Loops and jumps within a function add complexity. Consider:
void B()
{
rr::Int i = 0;
}
void A()
{
for (int i = 0; i < 3; i++)
{
rr::Int x = 0;
}
B();
}
int main(int argc, const char* argv[])
{
A();
}
In this particular example Reactor will not be aware of the for
loop, and will
attempt to create three variables called "x
" in the same function scope for A()
.
Duplicate symbols in the same llvm::DIScope
result in undefined behavior.
To solve this, rr::DebugInfo::syncScope()
observes when a function jumps
backwards, and forks the current llvm::DILexicalBlock
for the function. This
results in a number of llvm::DILexicalBlock
chains, each declaring variables
that shadow the previous block.
At the declaration of i
, the DIScope
hierarchy would be:
DIFile: "foo.cpp"
rr::DebugInfo::diScope[0].di: ↳ DISubprogram: "main"
↳ DISubprogram: "A"
| ↳ DILexicalBlock: "A".1
rr::DebugInfo::diScope[1].di: | ↳ DILexicalBlock: "A".2
rr::DebugInfo::diScope[2].di: ↳ DISubprogram: "B"
The DILocation
hierarchy would be:
rr::DebugInfo::diRootLocation: DILocation(DISubprogram: "ReactorFunction")

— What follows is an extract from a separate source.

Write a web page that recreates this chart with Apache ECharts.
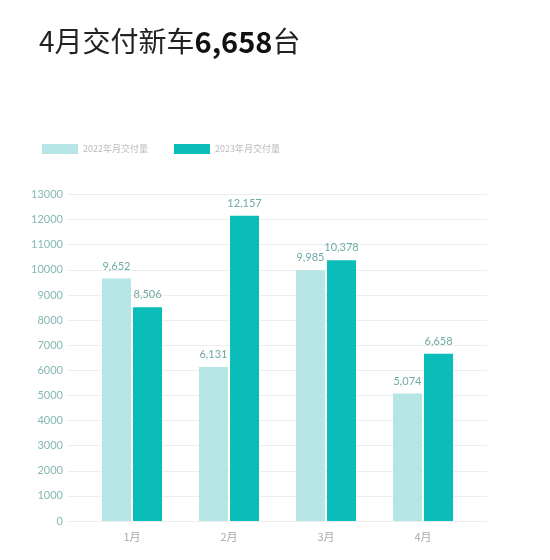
<!DOCTYPE html>
<html>
<head>
<meta charset="utf-8">
<script src="https://cdn.jsdelivr.net/npm/echarts@6/dist/echarts.min.js"></script>
<style>
    html, body { margin: 0; padding: 0; background: #fff; }
    #container { width: 550px; height: 560px; }
</style>
</head>
<body>
<div id="container"></div>
<script>
// 数据
var months = ['1月', '2月', '3月', '4月']
var sales2022 = [9652, 6131, 9985, 5074]
var sales2023 = [8506, 12157, 10378, 6658]
var yMax = 13000
var yStep = 1000

var fontCN = '"Noto Sans CJK SC", "Noto Sans", sans-serif'

var fmt = function (v) {
    return String(v).replace(/\B(?=(\d{3})+(?!\d))/g, ',')
}

const chartInit = function () {
    var dom = document.getElementById('container')
    var myChart = echarts.init(dom)

    var barLabel = {
        show: true,
        position: 'top',
        distance: 7,
        color: '#6fa9a5',
        fontSize: 11,
        fontFamily: 'Lato, "Noto Sans", sans-serif',
        formatter: function (p) {
            return fmt(p.value)
        },
    }

    var option = {
        backgroundColor: '#fff',
        animation: false,
        title: {
            left: 34,
            top: 22,
            text: '{n|4月交付新车}{b|6,658}{n|台}',
            textStyle: {
                rich: {
                    n: { fontSize: 28, color: '#222', fontFamily: fontCN, fontWeight: 'normal' },
                    b: { fontSize: 29, color: '#111', fontFamily: fontCN, fontWeight: 'bold' },
                },
            },
        },
        legend: {
            left: 37,
            top: 139,
            itemWidth: 36,
            itemHeight: 10,
            itemGap: 26,
            icon: 'rect',
            textStyle: { color: '#bbbbbb', fontSize: 9, fontFamily: fontCN },
            data: ['2022年月交付量', '2023年月交付量'],
        },
        // grid 0: 只画刻度和网格线, grid 1: 画柱子
        grid: [
            { left: 67, right: 63, top: 194.5, bottom: 39 },
            { left: 83.5, right: 78.5, top: 194.5, bottom: 39 },
        ],
        xAxis: [
            {
                gridIndex: 0,
                type: 'category',
                data: months,
                show: false,
            },
            {
                gridIndex: 1,
                type: 'category',
                data: months,
                axisLine: { show: false },
                axisTick: { show: false },
                axisLabel: { color: '#aaa', fontSize: 11, margin: 10, fontFamily: fontCN },
            },
        ],
        yAxis: [
            {
                gridIndex: 0,
                type: 'value',
                min: 0,
                max: yMax,
                interval: yStep,
                axisLine: { show: false },
                axisTick: { show: false },
                axisLabel: {
                    color: '#86b8b4',
                    fontSize: 11,
                    margin: 4,
                    fontFamily: 'Lato, "Noto Sans", sans-serif',
                    formatter: function (v) {
                        return String(v)
                    },
                },
                splitLine: { lineStyle: { color: '#eeeeee', width: 1 } },
            },
            {
                gridIndex: 1,
                type: 'value',
                min: 0,
                max: yMax,
                interval: yStep,
                show: false,
                splitLine: { show: false },
            },
        ],
        series: [
            {
                name: '2022年月交付量',
                type: 'bar',
                xAxisIndex: 1,
                yAxisIndex: 1,
                data: sales2022,
                barWidth: 29,
                barGap: '7%',
                itemStyle: { color: '#b5e6e5' },
                label: barLabel,
            },
            {
                name: '2023年月交付量',
                type: 'bar',
                xAxisIndex: 1,
                yAxisIndex: 1,
                data: sales2023,
                barWidth: 29,
                itemStyle: { color: '#0bbdb9' },
                label: barLabel,
            },
        ],
    }

    myChart.setOption(option, true)
}

chartInit()
</script>
</body>
</html>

rr::DebugInfo::diScope[0].location: ↳ DILocation(DISubprogram: "main")
rr::DebugInfo::diScope[1].location: ↳ DILocation(DILexicalBlock: "A".2)
rr::DebugInfo::diScope[2].location: ↳ DILocation(DISubprogram: "B")
Debugger integration
Once the debug information has been generated, it needs to be handed to the debugger.
Reactor uses llvm::JITEventListener::createGDBRegistrationListener()
to inform GDB of the JIT'd program and its debugging information.
More information can be found here.
LLDB should be able to support this same mechanism, but at the time of writing this does not appear to work.